--- Task instructions ---
Set down the data below from its first line to the line holding "plt.rcParams['font.family'] = ['Liberation", inclusive; omit all pictures.

--- Given information ---
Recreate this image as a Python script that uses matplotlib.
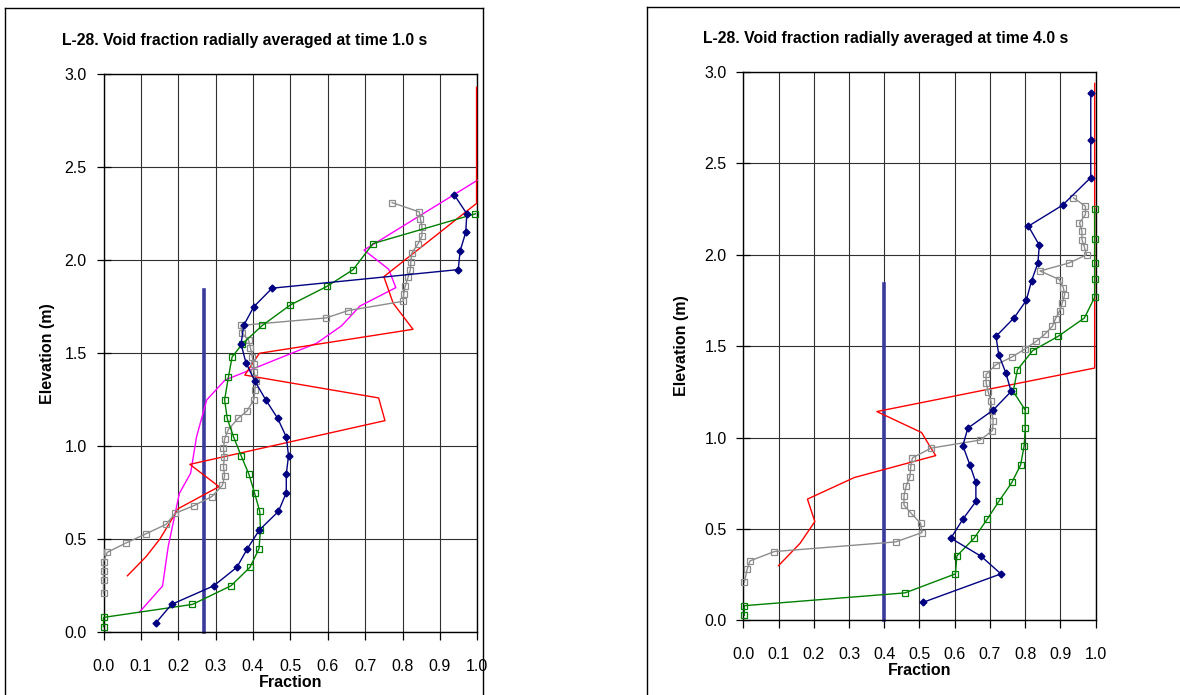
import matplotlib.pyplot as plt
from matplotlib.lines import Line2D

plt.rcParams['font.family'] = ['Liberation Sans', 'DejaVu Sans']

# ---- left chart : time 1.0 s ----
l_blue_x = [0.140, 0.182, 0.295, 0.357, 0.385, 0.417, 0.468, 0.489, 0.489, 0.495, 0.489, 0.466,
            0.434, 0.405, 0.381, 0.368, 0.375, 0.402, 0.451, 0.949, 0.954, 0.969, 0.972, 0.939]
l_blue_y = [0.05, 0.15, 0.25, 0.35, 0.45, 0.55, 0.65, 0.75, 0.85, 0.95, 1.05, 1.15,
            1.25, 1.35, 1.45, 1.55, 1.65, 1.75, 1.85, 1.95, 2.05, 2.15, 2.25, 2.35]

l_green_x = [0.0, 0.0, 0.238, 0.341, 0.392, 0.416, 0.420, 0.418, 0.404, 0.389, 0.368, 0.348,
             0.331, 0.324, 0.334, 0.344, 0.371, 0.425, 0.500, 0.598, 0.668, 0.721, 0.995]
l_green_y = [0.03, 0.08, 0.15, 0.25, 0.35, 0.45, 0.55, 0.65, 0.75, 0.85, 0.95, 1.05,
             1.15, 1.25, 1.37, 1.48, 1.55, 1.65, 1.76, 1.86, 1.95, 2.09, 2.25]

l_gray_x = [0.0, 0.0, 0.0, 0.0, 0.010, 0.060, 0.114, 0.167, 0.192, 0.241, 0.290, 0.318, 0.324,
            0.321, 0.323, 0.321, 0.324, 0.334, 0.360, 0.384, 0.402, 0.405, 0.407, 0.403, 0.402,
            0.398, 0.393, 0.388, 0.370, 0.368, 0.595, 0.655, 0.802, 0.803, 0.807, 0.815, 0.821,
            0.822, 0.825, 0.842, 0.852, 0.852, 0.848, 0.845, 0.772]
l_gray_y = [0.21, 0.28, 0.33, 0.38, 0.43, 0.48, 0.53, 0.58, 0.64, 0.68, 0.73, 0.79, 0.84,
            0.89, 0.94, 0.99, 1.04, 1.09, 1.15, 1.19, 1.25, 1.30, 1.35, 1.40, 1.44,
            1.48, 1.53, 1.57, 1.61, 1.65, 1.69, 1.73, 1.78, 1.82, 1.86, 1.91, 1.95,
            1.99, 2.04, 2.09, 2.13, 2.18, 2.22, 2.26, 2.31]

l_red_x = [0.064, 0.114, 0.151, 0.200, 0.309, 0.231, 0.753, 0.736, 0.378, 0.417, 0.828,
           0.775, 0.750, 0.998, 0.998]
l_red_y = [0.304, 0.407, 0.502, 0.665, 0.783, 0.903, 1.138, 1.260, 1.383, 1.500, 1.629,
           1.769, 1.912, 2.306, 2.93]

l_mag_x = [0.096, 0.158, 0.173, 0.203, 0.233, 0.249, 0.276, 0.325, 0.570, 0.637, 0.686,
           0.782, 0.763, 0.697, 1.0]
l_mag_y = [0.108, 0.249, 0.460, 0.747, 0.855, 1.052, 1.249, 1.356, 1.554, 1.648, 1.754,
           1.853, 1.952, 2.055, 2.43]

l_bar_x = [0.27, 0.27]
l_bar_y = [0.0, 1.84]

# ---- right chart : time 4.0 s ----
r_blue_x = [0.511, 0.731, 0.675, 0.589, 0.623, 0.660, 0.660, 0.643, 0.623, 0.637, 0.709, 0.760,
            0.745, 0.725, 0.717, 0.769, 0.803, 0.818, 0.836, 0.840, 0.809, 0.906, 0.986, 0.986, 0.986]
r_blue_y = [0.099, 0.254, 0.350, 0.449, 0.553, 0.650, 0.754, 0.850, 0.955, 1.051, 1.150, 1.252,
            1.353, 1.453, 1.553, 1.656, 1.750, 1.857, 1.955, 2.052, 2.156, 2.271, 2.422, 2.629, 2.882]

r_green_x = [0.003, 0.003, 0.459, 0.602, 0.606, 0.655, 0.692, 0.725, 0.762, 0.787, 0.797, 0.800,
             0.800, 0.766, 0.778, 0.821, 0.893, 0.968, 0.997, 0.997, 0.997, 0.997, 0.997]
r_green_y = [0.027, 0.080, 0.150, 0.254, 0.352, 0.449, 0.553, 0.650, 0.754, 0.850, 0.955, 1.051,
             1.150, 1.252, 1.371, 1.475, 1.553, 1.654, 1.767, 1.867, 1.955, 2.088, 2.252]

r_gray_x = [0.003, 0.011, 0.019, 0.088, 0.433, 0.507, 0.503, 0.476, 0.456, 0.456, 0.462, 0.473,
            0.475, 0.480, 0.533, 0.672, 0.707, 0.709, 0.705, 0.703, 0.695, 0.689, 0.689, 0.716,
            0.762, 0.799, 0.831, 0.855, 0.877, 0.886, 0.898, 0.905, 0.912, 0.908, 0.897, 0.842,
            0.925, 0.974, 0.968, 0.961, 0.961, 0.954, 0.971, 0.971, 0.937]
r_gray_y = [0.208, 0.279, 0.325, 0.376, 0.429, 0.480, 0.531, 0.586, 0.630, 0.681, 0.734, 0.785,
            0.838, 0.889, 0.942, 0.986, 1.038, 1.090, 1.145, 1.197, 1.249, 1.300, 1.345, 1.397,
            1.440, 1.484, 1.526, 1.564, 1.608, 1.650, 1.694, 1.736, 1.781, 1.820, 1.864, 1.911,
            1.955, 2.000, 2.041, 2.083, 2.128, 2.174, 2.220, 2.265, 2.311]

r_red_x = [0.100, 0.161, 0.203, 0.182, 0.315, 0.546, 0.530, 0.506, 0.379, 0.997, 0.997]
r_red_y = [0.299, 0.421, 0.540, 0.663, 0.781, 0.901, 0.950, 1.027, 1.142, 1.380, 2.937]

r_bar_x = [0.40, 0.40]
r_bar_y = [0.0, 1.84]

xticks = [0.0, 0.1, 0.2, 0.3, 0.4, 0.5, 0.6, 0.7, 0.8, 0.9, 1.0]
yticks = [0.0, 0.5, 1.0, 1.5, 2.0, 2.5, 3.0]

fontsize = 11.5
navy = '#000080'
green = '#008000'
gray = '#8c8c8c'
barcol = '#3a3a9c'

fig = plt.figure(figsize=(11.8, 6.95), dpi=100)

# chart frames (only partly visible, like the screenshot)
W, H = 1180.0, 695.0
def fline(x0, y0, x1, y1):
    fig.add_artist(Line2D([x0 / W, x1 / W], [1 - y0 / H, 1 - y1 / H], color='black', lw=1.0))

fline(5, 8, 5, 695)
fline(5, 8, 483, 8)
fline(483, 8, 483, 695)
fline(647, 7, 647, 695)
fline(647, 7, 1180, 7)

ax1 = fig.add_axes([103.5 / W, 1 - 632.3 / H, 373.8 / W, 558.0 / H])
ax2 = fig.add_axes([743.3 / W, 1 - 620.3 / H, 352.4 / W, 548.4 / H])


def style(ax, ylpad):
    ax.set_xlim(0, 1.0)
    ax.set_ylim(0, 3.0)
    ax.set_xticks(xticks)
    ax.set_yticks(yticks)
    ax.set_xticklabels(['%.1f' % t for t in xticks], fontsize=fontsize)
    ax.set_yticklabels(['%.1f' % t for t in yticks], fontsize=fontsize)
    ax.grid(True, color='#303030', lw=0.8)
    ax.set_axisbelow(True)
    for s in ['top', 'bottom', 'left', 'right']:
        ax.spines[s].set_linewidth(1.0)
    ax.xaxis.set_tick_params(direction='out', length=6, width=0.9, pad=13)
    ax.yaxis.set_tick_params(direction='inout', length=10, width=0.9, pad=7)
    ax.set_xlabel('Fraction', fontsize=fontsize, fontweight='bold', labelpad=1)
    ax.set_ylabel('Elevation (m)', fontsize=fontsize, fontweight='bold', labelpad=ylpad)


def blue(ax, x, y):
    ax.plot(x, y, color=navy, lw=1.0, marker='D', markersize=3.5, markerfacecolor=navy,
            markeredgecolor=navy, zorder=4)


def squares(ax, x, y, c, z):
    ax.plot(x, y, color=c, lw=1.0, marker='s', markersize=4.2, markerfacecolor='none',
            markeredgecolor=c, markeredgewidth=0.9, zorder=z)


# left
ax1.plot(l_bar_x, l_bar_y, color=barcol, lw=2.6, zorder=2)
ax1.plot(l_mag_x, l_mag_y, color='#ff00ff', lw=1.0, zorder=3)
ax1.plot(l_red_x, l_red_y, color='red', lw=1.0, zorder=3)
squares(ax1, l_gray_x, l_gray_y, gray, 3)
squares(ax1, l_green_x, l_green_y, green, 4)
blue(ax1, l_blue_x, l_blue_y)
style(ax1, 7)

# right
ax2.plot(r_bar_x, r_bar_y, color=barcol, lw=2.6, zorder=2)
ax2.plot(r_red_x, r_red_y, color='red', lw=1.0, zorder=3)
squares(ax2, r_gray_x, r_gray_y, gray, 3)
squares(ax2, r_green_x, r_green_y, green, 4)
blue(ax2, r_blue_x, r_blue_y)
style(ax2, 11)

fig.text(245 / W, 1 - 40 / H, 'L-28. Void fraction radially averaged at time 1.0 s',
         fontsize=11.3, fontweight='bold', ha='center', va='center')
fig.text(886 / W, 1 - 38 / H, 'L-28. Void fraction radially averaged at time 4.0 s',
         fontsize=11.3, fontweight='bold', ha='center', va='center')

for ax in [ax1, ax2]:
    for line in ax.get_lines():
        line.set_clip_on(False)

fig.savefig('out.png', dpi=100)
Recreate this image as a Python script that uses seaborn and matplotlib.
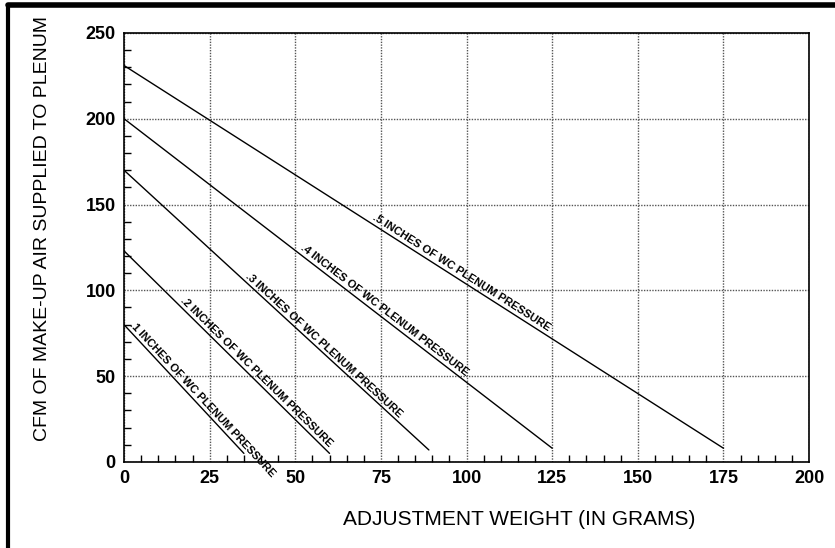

--- Complete answer ---
Recreate this image as a Python script that uses matplotlib.
import matplotlib.pyplot as plt
from matplotlib.lines import Line2D

plt.rcParams['font.family'] = ['Liberation Sans', 'DejaVu Sans']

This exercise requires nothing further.